Hi,

I’m trying to implement a version of the Virtual Adversarial Training model from this paper: https://arxiv.org/pdf/1704.03976.pdf in PyTorch. I have a successful version, but I think it’s not as efficient as it could be. The problem is the following (in pseudo-code to make things clearer):

In order to do the power iteration step to approximate the adversarial direction as in the paper, we need to call forward on the model twice:

logits_1 = model(inputs)

logits_2 = model(inputs+r_random)

compute the cross-entropy, and backdrop to get the derivative with respect to r_random:

xentropy = cross_entropy(logits_1.detach(), logits_2)

xentropy.backward()

r_adversarial = Variable(l2_normalize(r_random.grad.data.clone()))

At this point, we don’t want any of the accumulated gradients to be used in the update, we just wanted to find r_adversarial, so we zero the gradients:

model.zero_grads()

Then to get the total loss, we have to call forward two more times:

logits_3 = model(inputs)

logits_4 = model(inputs+r_adversarial)

adversarial_loss = cross_entropy(logits_3.detach(), logits_4)

nll_loss = cross_entropy(logits_3, labels)

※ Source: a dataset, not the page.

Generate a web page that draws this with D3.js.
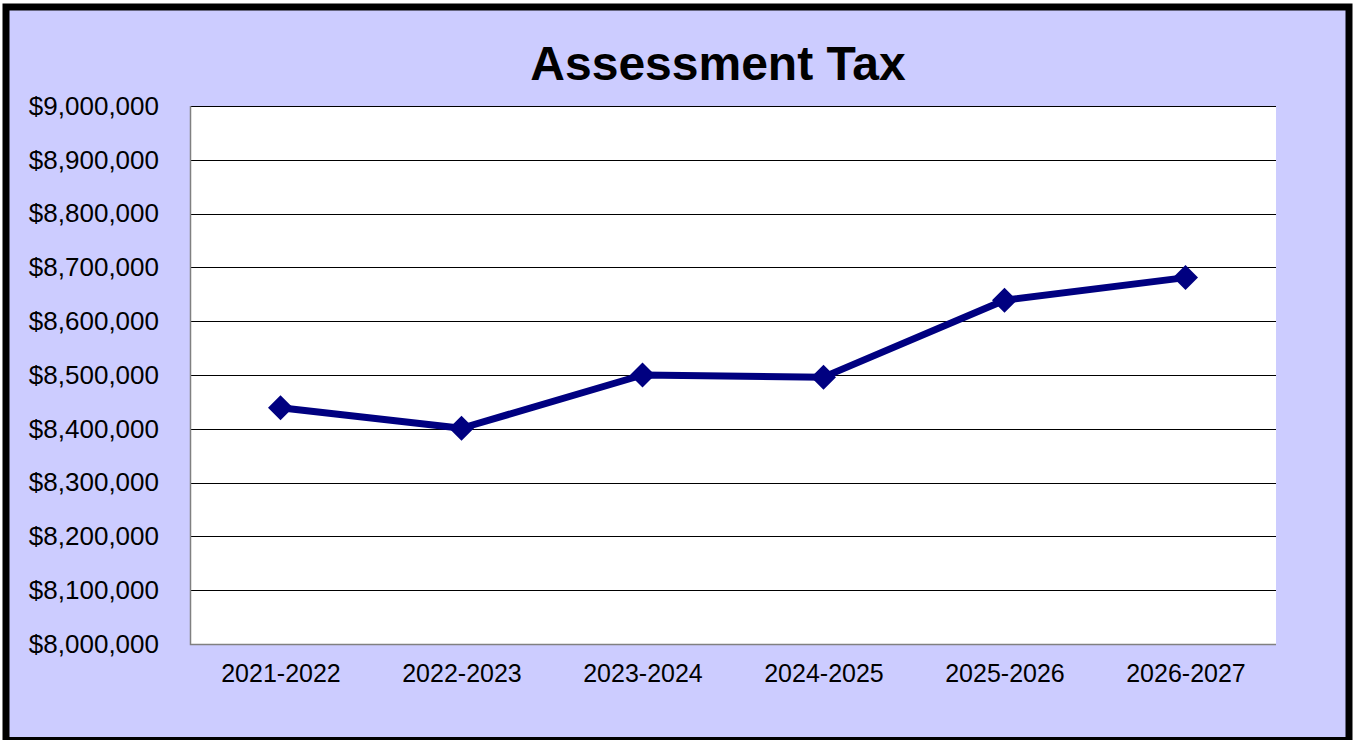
<!DOCTYPE html>
<html>
<head>
<meta charset="utf-8">
<script src="https://cdn.jsdelivr.net/npm/d3@7"></script>
<style>
  body { margin: 0; background: #fff; }
  svg { display: block; font-family: "Liberation Sans", Arial, sans-serif; }
</style>
</head>
<body>
<div id="chart"></div>
<script>
// data
var years = ["2021-2022", "2022-2023", "2023-2024", "2024-2025", "2025-2026", "2026-2027"];
var taxValues = [8439000, 8401000, 8500000, 8496000, 8639000, 8681000];
var yTicks = [8000000, 8100000, 8200000, 8300000, 8400000, 8500000, 8600000, 8700000, 8800000, 8900000, 9000000];

var W = 1355, H = 740;
var margin = { top: 106, right: 79, bottom: 96, left: 190 },
  width = W - margin.left - margin.right,
  height = H - margin.top - margin.bottom;

var svg = d3.select("#chart")
  .append("svg")
  .attr("width", W)
  .attr("height", H);

// outer frame
svg.append("rect")
  .attr("x", 6).attr("y", 7)
  .attr("width", 1343).attr("height", 733.5)
  .attr("fill", "#ccccff")
  .attr("stroke", "#000")
  .attr("stroke-width", 7);

svg.append("text")
  .attr("x", 718).attr("y", 80)
  .attr("text-anchor", "middle")
  .style("font-size", "48px")
  .style("font-weight", "bold")
  .text("Assessment Tax");

var g = svg.append("g")
  .attr("transform", `translate(${margin.left},${margin.top})`);

var x = d3.scalePoint().domain(years).range([0, width]).padding(0.5);
var y = d3.scaleLinear().domain([8000000, 9000000]).range([height, 0]);

g.append("rect")
  .attr("width", width).attr("height", height)
  .attr("fill", "#fff");

// gridlines
g.selectAll(".grid")
  .data(yTicks.filter(function (d) { return d > 8000000; }))
  .enter()
  .append("line")
  .attr("x1", 0).attr("x2", width)
  .attr("y1", function (d) { return Math.round(y(d)) + 0.5; })
  .attr("y2", function (d) { return Math.round(y(d)) + 0.5; })
  .attr("stroke", "#000")
  .attr("stroke-width", 1);

// left and bottom plot edges
g.append("path")
  .attr("d", `M0.5,0V${height + 0.5}H${width}`)
  .attr("fill", "none")
  .attr("stroke", "#808080")
  .attr("stroke-width", 1.5);

var yAxis = d3.axisLeft(y).tickValues(yTicks).tickSize(0).tickPadding(31)
  .tickFormat(function (d) { return "$" + d3.format(",")(d); });
var yg = g.append("g").call(yAxis);
yg.select(".domain").remove();
yg.selectAll("text").style("font-size", "26px").attr("fill", "#000")
  .style("font-family", "'Liberation Sans', Arial, sans-serif");

var xAxis = d3.axisBottom(x).tickSize(0).tickPadding(20);
var xg = g.append("g").attr("transform", `translate(0,${height})`).call(xAxis);
xg.select(".domain").remove();
xg.selectAll("text").style("font-size", "25px").attr("fill", "#000")
  .style("font-family", "'Liberation Sans', Arial, sans-serif");

var line = d3.line()
  .x(function (d, i) { return x(years[i]); })
  .y(function (d) { return y(d); });

g.append("path")
  .datum(taxValues)
  .attr("d", line)
  .attr("fill", "none")
  .attr("stroke", "#000080")
  .attr("stroke-width", 7)
  .attr("stroke-linejoin", "round");

g.selectAll(".marker")
  .data(taxValues)
  .enter()
  .append("path")
  .attr("d", "M0,-12.5L12.5,0L0,12.5L-12.5,0Z")
  .attr("transform", function (d, i) { return `translate(${x(years[i])},${y(d)})`; })
  .attr("fill", "#000080");
</script>
</body>
</html>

loss = adversarial_loss+nll_loss

My question is, in the first calculation, we already calculated model(inputs) - is there any way to save the forward part of that graph without accumulating any gradients when we calculate r_adversarial, so that we don’t have to calculate model(inputs) a second time? That should save a fair amount of time, since we would only need three forward passes instead of four.

Thanks!

Shawn